From the ethreal packet capture, I see the following behaviour which appears quite strange to me:

Client --> Server  [SYN]
Server --> Client  [SYN, ACK]
Client --> Server  [ACK]
Server --> Client  [FIN, ACK]
Client --> Server  [ACK]
Client --> Server  [TCP Segment of a reassembled PDU] (I don't know what this means)
Server --> Client  [RST]

Any ideas as to why this could be happening?

Also, the Server Port is 6000. Could that cause any problem?

My other doubts:

  1. Why is there a FIN, ACK? Shouldn't it be only FIN? What is the meaning of the ACK in that message?
  2. Shouldn't there be a FIN from Client also?

EDIT: After some more analysis, I found if the number of file descriptors have exceeded the limit then a FIN is sent by the Server. But, in this case it doesn't appear that the file descriptors have exceeded the limit. For what other scenarios can this happen?


FIN usually means the other side called shutdown(..) on the socket.

  • Do you mean to say that the call to 'accept' would have surely returned successfully in this case? – Jay Oct 6 '10 at 9:00
  • Yes. Without accept() you would just see silence and eventually timeouts. – Habbie Oct 6 '10 at 9:01
  • Ok, but, there is no way an accept will send a FIN right?
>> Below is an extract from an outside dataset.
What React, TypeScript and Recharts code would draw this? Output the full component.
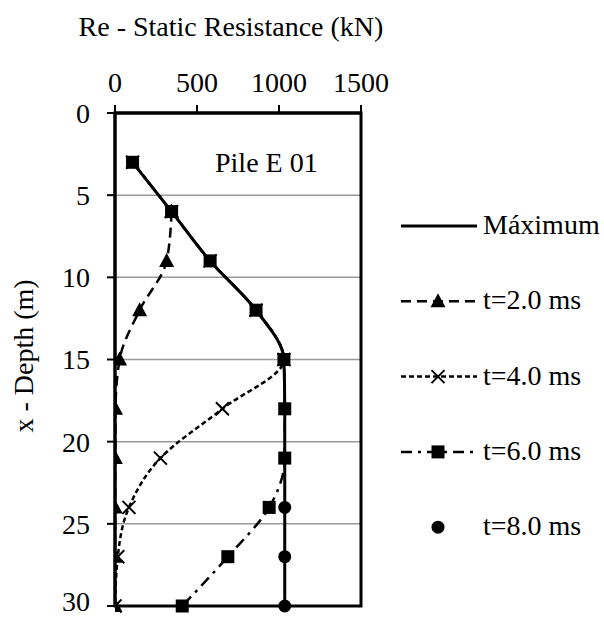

I mean in case of some error conditions, is it possible? – Jay Oct 6 '10 at 9:04
  • Not that I'm aware of, certainly. – Habbie Oct 6 '10 at 9:06
  • Hmm? No, the connection is set up before accept() is called - the backlog parameter to listen() specifies how many connections can be in this state (connected, but accept() not yet called). – caf Oct 6 '10 at 10:53

Upon deep analysis, the following was found to be the reason of the problem:

When a Client tries TCP connect, even if the server is not currently calling accept, the connection will pass. This will happen if server has called 'listen' function and it will keep accepting the connections till backlog limit is reached.

But, if the application process exceeds the limit of max file descriptors it can use, then when server calls accept, then it realizes that there are no file descriptors available to be allocated for the socket and fails the accept call and the TCP connection sending a FIN to other side.

I just though of posting this finding here. I am still leaving the accepted answer as that of Habbie's.

Thanks to all those who answered this question.


I'm guessing the connection is being accepted by inetd or a similar daemon, which then attempts to fork and exec another program to handle the connection, and that either the fork is failing (due to resource exhaustion) or the exec is failing (due to nonexistent file, permissions error, etc.).


Could be TCP wrappers. If the server process was built with libwrap support, it will accept the connection, check /etc/hosts.allow and /etc/hosts.deny, and then immediately close the connection if denied by policy.

It's easy to see if the server is using libwrap:

> ldd /usr/sbin/sshd | grep libwrap
libwrap.so.0 => /lib64/libwrap.so.0 (0x00007f1562d44000)

Seems like the server calls shutdown very shortly after accepting the connection.


I think the FIN was sent by calling close() instead of shutdown().

The connection is in backlog queue; after accept(), the server decides to terminate it for whatever reason(e.g. TCP wrapper ACL or out of file descriptors). In this case, a close() decreases file descriptor(FD)'s link count by 1 to 0, so FD for this connection is fully destroyed. Afterwards the client sends data to a non-existing socket from server's point of view, server has to respond a RST.

If it was a shutdown(), server can still revive data sent by client and have to wait for FIN from client to close the connection gracefully. No RST is sent back.